A rather nondescript period evolved with little information found in the short time I was back in Naivasha, between the end of the war and independence for Kenya, and just a few years after Kenya became a republic Michael Cunningham – Reid bought the hotel and promptly renovated and refurbished the hotel, building more rooms in the process to cater for the growing demand by the local farming community, then still largely white ex-Brits who had taken Kenyan nationality on independence and the initial trickle of tourists coming to Kenya on big game safaris.

(Zebras and waterbuck are ‘friendly’ and freely roam the grounds of the club but best be careful not to walk up to a hippopotamus when seen)


Notably, not far from the Lake Hotel’s extensive grounds is Elsamere found, now a memorial and educational site cum museum for the work done by George and Joy Adamson who propelled Kenya into the international spotlight with their efforts to successfully release captive lions back into the wild at the Kora Game Reserve in Northern Kenya, while they still spent much time every year at their lakeside residence.

‘Dodo’ Cunningham – Reid, Michael’s wife, was often seen at the hotel, inspite of Block Hotels, in the 70’s THE hotel, resort and safari lodge management company in Kenya and training ground for a number of first class Kenyan hotel managers, having taken on the management of the Lake Naivasha Hotel, getting her hands on the gardens and even the service on weekends back in the 70’s when this correspondent made the Naivasha lakeside his weekend stomping ground. During those years the property grew in size and the final addition, a more remote lake side Presidential Cottage, was THE place to be for a Saturday night when wanting to impress.

A crowd favourite until this day, the Lake Naivasha Hotel was a perfect stopover between the Northern national parks and the Masai Mara for the increasing number of safari guests who flocked to Kenya in those days and while talks have been more off then on between the Cunningham – Reid’s and Block Hotels, the latter eventually managed to buy it lock stock and barrel in 1989, at which time the name became the Lake Naivasha Country Club. Block Hotels and owners United Touring Company or better known as UTC eventually suffered of the owners financial woes and related problems and today the LNCC is managed by Sun Africa Hotels, which also got the famous Keekorok Lodge in the Masai Mara – the first ever built in the game reserve back in the 60’s and the Lake Baringo Club in their portfolio.

For this correspondent the trip to Naivasha during  a stopover in Kenya enroute to Uganda was a welcome opportunity to also see how the roads between Nairobi and Naivasha have improved, as the route chosen down the ‘old escarpment road’ was in perfectly good shape and not one pothole to be seen or experienced during the 100 or so kilometre journey from the capital.

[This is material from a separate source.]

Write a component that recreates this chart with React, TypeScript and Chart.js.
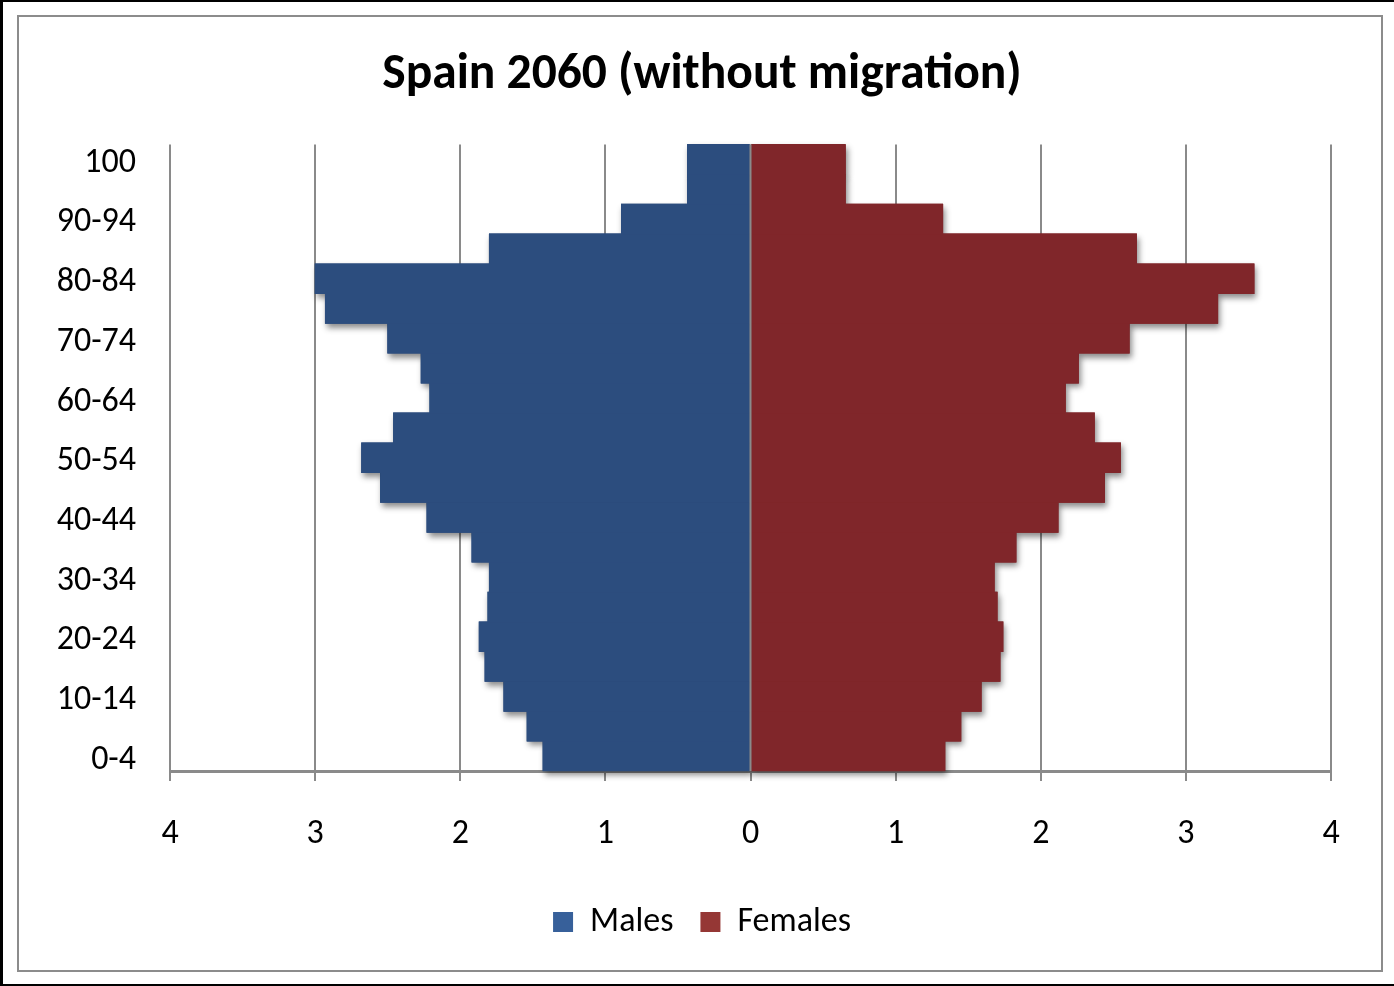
import React, { useEffect, useRef } from 'react';
import { Chart, registerables } from 'chart.js';

Chart.register(...registerables);

const ageGroups = ['0-4', '5-9', '10-14', '15-19', '20-24', '25-29', '30-34', '35-39', '40-44', '45-49', '50-54', '55-59', '60-64', '65-69', '70-74', '75-79', '80-84', '85-89', '90-94', '95-99', '100'];
const males = [1.43, 1.54, 1.70, 1.83, 1.87, 1.81, 1.80, 1.92, 2.23, 2.55, 2.68, 2.46, 2.21, 2.27, 2.50, 2.93, 3.00, 1.80, 0.89, 0.435, 0.435];
const females = [1.34, 1.45, 1.59, 1.72, 1.74, 1.70, 1.68, 1.83, 2.12, 2.44, 2.55, 2.37, 2.17, 2.26, 2.61, 3.22, 3.47, 2.66, 1.325, 0.654, 0.654];
const seriesNames = ['Males', 'Females'];
const barColors = ['#2C4D7E', '#80262A'];
const legendColors = ['#37609A', '#953735'];
const titleText = 'Spain 2060 (without migration)';
const xMin = -4;
const xMax = 4;

const FONT = 'Carlito, Lato, "Liberation Sans", sans-serif';
const GRID = '#8a8a8a';

const shadowPlugin = {
  id: 'barShadow',
  beforeDatasetsDraw(chart: any) {
    const ctx = chart.ctx;
    ctx.save();
    ctx.shadowColor = 'rgba(0,0,0,0.45)';
    ctx.shadowBlur = 6;
    ctx.shadowOffsetX = 2;
    ctx.shadowOffsetY = 4;
    chart.data.datasets.forEach((_: any, i: number) => {
      const meta = chart.getDatasetMeta(i);
      if (!meta.hidden) meta.data.forEach((el: any) => el.draw(ctx));
    });
    ctx.restore();
  },
};

const zeroLinePlugin = {
  id: 'zeroLine',
  afterDatasetsDraw(chart: any) {
    const { ctx, chartArea, scales } = chart;
    const x = scales.x.getPixelForValue(0);
    ctx.save();
    ctx.strokeStyle = GRID;
    ctx.lineWidth = 2;
    ctx.beginPath();
    ctx.moveTo(x, chartArea.top);
    ctx.lineTo(x, chartArea.bottom);
    ctx.stroke();
    ctx.restore();
  },
};

export default function App() {
  const ref = useRef<HTMLCanvasElement>(null);

  useEffect(() => {
    if (!ref.current) return;
    const chart = new Chart(ref.current, {
      type: 'bar',
      data: {
        labels: ageGroups,
        datasets: [
          { label: seriesNames[0], data: males.map((v) => -v), backgroundColor: barColors[0], borderWidth: 0 },
          { label: seriesNames[1], data: females, backgroundColor: barColors[1], borderWidth: 0 },
        ],
      },
      options: {
        indexAxis: 'y',
        responsive: false,
        animation: false,
        devicePixelRatio: 1,
        layout: { padding: { left: 10, right: 0, top: 0, bottom: 37 } },
        datasets: { bar: { barPercentage: 1, categoryPercentage: 1 } },
        scales: {
          x: {
            stacked: true,
            min: xMin,
            max: xMax,
            ticks: {
              stepSize: 1,
              callback: (v: any) => String(Math.abs(Number(v))),
              font: { family: FONT, size: 34 },
              color: '#000',
              padding: 33,
            },
            grid: { color: GRID, lineWidth: 2, tickLength: 10, drawTicks: true },
            border: { display: true, color: GRID, width: 3 },
            afterFit: (s: any) => {
              s.height = 107;
            },
          },
          y: {
            stacked: true,
            reverse: true,
            grid: { display: false, drawTicks: false },
            border: { display: false },
            ticks: {
              autoSkip: false,
              callback: (_v: any, i: number) => (i % 2 === 0 ? ageGroups[i] : ''),
              font: { family: FONT, size: 34 },
              color: '#000',
              padding: 34,
              labelOffset: 4,
            },
            afterFit: (s: any) => {
              s.width = 160;
            },
          },
          yRightSpace: {
            type: 'linear',
            position: 'right',
            display: true,
            grid: { display: false, drawTicks: false },
            border: { display: false },
            ticks: { display: false },
            afterFit: (s: any) => {
              s.width = 63;
            },
          },
        },
        plugins: {
          title: {
            display: true,
            text: titleText,
            font: { family: FONT, size: 49.5, weight: 'bold' },
            color: '#000',
            padding: { top: 46, bottom: 39 },
          },
          legend: {
            position: 'bottom',
            labels: {
              boxWidth: 20,
              boxHeight: 20,
              padding: 27,
              color: '#000',
              font: { family: FONT, size: 34 },
              generateLabels: (c: any) =>
                Chart.defaults.plugins.legend.labels.generateLabels(c).map((l: any, i: number) => ({
                  ...l,
                  fillStyle: legendColors[i],
                  strokeStyle: legendColors[i],
                  lineWidth: 0,
                })),
            },
          },
          tooltip: { enabled: false },
        },
      } as any,
      plugins: [shadowPlugin, zeroLinePlugin],
    });
    return () => chart.destroy();
  }, []);

  return (
    <div style={{ position: 'absolute', left: 0, top: 0, width: 1394, height: 986, background: '#fff' }}>
      <canvas ref={ref} width={1394} height={986} style={{ position: 'absolute', left: 0, top: 0, width: 1394, height: 986 }} />
      <div
        style={{
          position: 'absolute', left: 17, top: 15, width: 1366, height: 957,
          border: '2px solid #8c8c8c', boxSizing: 'border-box', pointerEvents: 'none',
        }}
      />
      <div
        style={{
          position: 'absolute', left: 0, top: 0, width: 1394, height: 986,
          borderLeft: '3px solid #000', borderTop: '2px solid #000', borderBottom: '2px solid #000',
          boxSizing: 'border-box', pointerEvents: 'none',
        }}
      />
    </div>
  );
}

(Escarpment road view point into the Rift Valley with Mt. Longonot dominating the horizon)


The view points at the escarpment, more than there used to be in the old days, were still a ‘must’ stop to take photographs, with the Mt. Longonot volcano, now a national park, rising majestically from the floor of the Great African Rift Valley. Another eye catching feature of course is the original satellite station near Mt. Longonot, which with the giant dishes pointed skywards keep Kenya connected to the world, now of course supplemented by three major underwater fibre optic cable systems which enter the country at Mombasa. Plenty of plains game was seen once down on the bottom of the Rift Valley, zebras, impalas and gazelles, but no giraffes, wildebeest, leave alone a cheetah or two or even a lion as was the case in the ‘old days’. Saying this makes me feel slightly weird, but considering that I have been around the block for more than 3 ½ decades in East Africa now this may be forgiven by my readers.

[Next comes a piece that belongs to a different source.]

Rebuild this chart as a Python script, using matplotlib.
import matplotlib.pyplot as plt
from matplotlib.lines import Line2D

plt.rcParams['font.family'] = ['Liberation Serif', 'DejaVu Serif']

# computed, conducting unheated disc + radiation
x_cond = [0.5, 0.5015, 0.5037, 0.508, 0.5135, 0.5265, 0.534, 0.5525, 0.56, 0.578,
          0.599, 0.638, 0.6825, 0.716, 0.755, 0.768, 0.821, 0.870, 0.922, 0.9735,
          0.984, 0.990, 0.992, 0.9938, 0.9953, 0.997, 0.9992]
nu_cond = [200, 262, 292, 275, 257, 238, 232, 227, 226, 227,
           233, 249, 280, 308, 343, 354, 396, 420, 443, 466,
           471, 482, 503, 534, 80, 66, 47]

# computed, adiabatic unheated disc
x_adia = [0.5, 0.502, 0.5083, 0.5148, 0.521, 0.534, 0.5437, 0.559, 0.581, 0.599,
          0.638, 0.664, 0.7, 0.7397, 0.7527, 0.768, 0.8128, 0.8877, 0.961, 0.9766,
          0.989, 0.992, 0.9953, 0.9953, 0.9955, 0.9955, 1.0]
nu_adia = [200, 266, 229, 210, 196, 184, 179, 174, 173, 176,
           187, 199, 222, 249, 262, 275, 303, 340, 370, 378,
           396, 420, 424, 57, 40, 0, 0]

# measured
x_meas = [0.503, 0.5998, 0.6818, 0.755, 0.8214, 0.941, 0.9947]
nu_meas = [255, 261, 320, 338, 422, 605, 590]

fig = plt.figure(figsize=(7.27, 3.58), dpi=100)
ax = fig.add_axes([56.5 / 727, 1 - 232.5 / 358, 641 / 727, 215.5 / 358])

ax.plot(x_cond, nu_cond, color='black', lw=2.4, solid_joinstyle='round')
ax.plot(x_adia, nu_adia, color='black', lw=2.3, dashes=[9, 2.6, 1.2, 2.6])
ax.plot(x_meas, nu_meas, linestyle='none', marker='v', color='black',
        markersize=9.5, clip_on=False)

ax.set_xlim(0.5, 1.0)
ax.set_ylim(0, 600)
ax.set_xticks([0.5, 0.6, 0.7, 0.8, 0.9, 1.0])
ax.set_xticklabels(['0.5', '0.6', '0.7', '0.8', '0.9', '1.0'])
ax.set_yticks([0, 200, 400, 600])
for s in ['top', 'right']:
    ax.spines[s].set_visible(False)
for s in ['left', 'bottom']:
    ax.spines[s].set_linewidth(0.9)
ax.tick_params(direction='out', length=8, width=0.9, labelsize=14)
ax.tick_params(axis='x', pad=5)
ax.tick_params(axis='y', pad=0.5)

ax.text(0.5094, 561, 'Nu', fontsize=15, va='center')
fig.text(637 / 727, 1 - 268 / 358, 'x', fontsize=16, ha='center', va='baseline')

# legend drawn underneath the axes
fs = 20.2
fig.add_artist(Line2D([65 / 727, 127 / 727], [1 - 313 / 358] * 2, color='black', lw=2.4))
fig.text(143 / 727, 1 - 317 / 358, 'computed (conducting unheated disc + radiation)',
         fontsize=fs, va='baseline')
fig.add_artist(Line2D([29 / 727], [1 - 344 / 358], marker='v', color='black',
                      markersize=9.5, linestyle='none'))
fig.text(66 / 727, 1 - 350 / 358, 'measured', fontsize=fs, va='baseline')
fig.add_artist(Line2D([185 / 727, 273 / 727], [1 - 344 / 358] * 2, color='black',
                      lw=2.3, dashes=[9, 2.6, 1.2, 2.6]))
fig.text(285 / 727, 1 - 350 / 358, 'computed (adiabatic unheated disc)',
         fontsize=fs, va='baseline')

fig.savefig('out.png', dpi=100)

Visit for more information like tariffs, reservations and details on their other properties which include the upcoming ‘Sovereign Suites’, nestled in Limuru’s green hills above the city of Nairobi but more about that at a later time.

12 Responses

  1. Hello Wolfgang, Great to read your site! I am a grandaughter of Herbert and Anna Sparks, living in Australia. We visited Lake Naivasha CC (then a Block Hotel) in 1998 and nailed the brass plaque to a tree just in front of the steps to the lawn, in honour of my grandparents. “In Memory of Herbert and Anna Sparks, Whose Dream this Was. MAG” I believe it is still there! I would love to be able to communicate with you privately, please do get in touch. Many thanks, Maggie.

  2. I am trying to trace the Denwetts of the lake Navisha Hotel – do you have any idea if there are any still in Kenya?

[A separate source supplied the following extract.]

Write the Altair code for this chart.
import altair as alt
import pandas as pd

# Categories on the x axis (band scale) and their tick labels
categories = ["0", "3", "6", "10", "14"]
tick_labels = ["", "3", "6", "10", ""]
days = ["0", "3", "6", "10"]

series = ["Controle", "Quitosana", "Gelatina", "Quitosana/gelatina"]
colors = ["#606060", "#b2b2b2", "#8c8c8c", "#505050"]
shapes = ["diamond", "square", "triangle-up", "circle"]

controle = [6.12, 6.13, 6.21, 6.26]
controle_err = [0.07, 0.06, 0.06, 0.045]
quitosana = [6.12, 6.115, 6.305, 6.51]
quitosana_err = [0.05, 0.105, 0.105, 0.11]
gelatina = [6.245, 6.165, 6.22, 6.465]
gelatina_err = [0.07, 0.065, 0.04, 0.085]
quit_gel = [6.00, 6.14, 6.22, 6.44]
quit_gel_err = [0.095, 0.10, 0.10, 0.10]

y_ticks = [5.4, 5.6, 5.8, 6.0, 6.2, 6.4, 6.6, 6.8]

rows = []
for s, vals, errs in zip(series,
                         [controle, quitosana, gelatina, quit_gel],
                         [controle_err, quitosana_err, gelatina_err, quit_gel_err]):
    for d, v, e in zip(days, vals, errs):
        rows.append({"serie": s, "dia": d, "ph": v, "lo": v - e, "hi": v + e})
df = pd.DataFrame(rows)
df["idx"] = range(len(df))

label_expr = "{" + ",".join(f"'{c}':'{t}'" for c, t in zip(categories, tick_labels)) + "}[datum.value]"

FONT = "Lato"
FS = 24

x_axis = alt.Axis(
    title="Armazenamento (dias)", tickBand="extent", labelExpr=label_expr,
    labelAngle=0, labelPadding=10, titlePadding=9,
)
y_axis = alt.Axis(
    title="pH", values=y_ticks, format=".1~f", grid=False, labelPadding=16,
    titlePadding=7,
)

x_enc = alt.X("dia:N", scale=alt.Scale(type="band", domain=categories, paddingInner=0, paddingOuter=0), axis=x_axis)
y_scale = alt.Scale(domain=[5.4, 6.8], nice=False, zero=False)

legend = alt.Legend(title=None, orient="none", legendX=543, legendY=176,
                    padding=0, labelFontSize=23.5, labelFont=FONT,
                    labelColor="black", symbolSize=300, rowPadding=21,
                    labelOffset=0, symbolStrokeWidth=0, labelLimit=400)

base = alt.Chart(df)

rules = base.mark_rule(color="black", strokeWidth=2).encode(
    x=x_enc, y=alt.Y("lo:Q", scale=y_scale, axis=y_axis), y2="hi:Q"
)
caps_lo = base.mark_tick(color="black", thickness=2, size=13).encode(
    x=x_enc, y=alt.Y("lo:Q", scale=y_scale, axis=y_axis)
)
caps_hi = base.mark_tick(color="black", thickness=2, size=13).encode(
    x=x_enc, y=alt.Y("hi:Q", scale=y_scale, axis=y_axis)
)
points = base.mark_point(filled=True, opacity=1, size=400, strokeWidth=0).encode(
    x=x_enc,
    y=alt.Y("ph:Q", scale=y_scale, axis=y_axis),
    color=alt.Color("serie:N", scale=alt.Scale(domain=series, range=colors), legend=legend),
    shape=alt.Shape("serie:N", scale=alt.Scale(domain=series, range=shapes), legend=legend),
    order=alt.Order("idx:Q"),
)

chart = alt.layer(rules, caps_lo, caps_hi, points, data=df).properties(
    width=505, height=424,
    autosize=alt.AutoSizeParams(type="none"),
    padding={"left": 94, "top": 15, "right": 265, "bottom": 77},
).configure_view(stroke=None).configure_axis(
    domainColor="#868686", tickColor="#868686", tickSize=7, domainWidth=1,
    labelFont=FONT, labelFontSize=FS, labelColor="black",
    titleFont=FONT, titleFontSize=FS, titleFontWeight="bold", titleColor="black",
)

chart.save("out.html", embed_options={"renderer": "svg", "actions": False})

  3. I noticed one of your photos of Crescent Island, Naivasha used on another website with no credit or links back to the original content. One of my photos was in the article as well, and they removed it when I contacted them. You may want to do the same! I failed to get through to them on their contact page, so I had to resort to Twitter (they are @SpyceMag) and sending a Takedown Notice to their web host (

    Here’s the article:

    Best of luck!

  4. Thanks for a very interesting potted history of the hotel on the shore of Lake Naivasha. My grandfather Capt Philip Woodmore and his wife Nessie had a lakeside residence in that vicinity. He often wrote to my father, Philip Woodmore, who read them the letters to me (I was only about 5 years old!) but I’ve been forever fascinated by the lifestyle of the European settlers at that time. Sadly, my grandfather and Nessie both passed away before we visited Kenya in about 1950. No idea where the house was, but we stayed at the hotel, and while my parents were enjoying drinks with the owner, my younger brother and I helped ourselves to a rowing boat to explore the Lake. We had only got a few hundred metres along the shoreline when a hippo began roaring at us and we scuttled back to shore as fast as we could. Mum and Dad never found out!

    I’d be interested in hearing from anyone who lived in Naivasha during WW2 .
    I was a student at Mombasa Primary school for a few years circa 1952 but have lived in Western Australia for the past six decades.